I’m proud to be a Sri Lankan New Zealander and when I’m not busy with work, I enjoy spending time with my husband and our three small sons.  We live in the bush in Titirangi and there’s always something beautiful to see or a new place out west to explore.

Tell us about your governance journey. Why did you pursue a career in governance?

My governance journey began as a teenager.  I heard a story about my father’s second cousin, a journalist in Sri Lanka who had been killed in 1990 for expressing his views about the then government.  It led me down a path of volunteering with Amnesty International and I quickly gravitated to policy discussions and governance decision making.  I was elected to the New Zealand Board of Amnesty while studying law and when I took up my first legal practising role I was elected onto Amnesty’s Global Board.

Tell us about your board success to date. What are you most proud of achieving while on your board?

I served on Amnesty’s International Board for six years in my twenties and it was a time of a lot of change for the organisation. I’m most proud of the human rights policy work I was part of leading at a governance level that included developments regard to a sexual and reproductive rights policy, the shift deeper into campaigning on economic social and cultural rights and the beginnings of policy discussions about climate change and its impact on human rights.   I also had the privilege to work alongside leaders within Amnesty globally but in particular in Mongolia, Nepal and the Philippines to develop the governance capabilities of their Boards.

If you could give one piece of advice to new directors/board members, what would it be?

Good governance requires a broad skill set. That’s why it always requires a team. It’s about mapping out the strategic direction for an organisation or entity to achieve the best it can for stakeholder as well as being the rudder to provide a steer if waters get choppy or a new opportunity presents.  Importantly it’s also about supporting your operational leadership team.  Knowing when they should be taking the lead and when you as the governance team should take the lead and of course being a good employer.  Despite these general reflections I do think each governance role is different.  Share the skills you bring, be open to learning and enjoy the important role you hold in your new tribe.

Who is the person that has influenced you most?

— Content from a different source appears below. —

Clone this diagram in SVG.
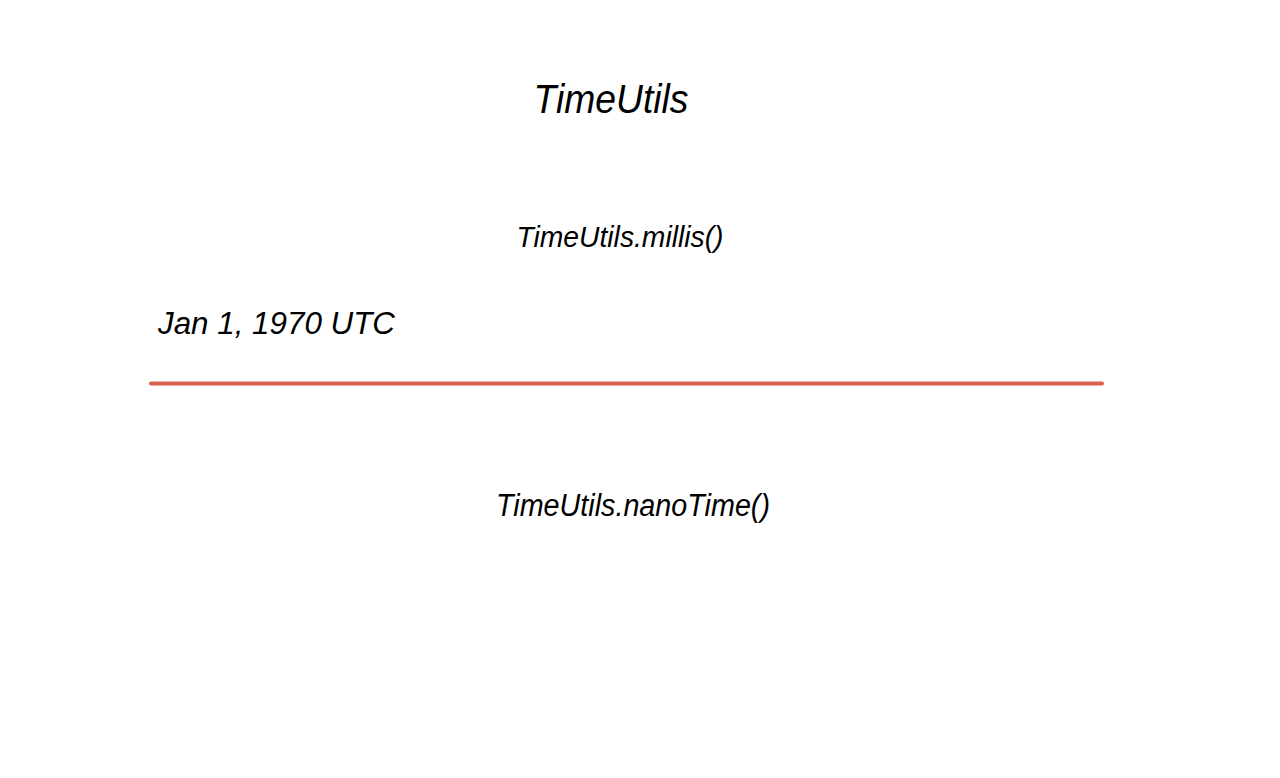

There have been so many people who have had a positive influence on my life.  One person who stands out is my mother. Not only has she always supported and encouraged me but there’s a little intervention she made when I was five that I’ll always remember.  I was walking to her office after school when a man started following me.  I remember he was fully suited and looked like he was on his way to a meeting.  He followed close behind me and said repeatedly “Go back to where you came from. You don’t belong here; this isn’t your country”.  When I eventually told my mother, I expected that she would be as angry as I felt. Though she initially looked shocked she quickly softened and said “That poor man.  Just imagine what sort of life he’s living that he would say something like that to a little girl”.  What stuck with me is that if I wanted to change behaviours or realities, I needed to look more closely at the reality I’m trying to change.  It’s easy to react in anger or frustration but to think through how to address discrimination in a deeper way, that requires a deep breath, reflection and lots of conversations.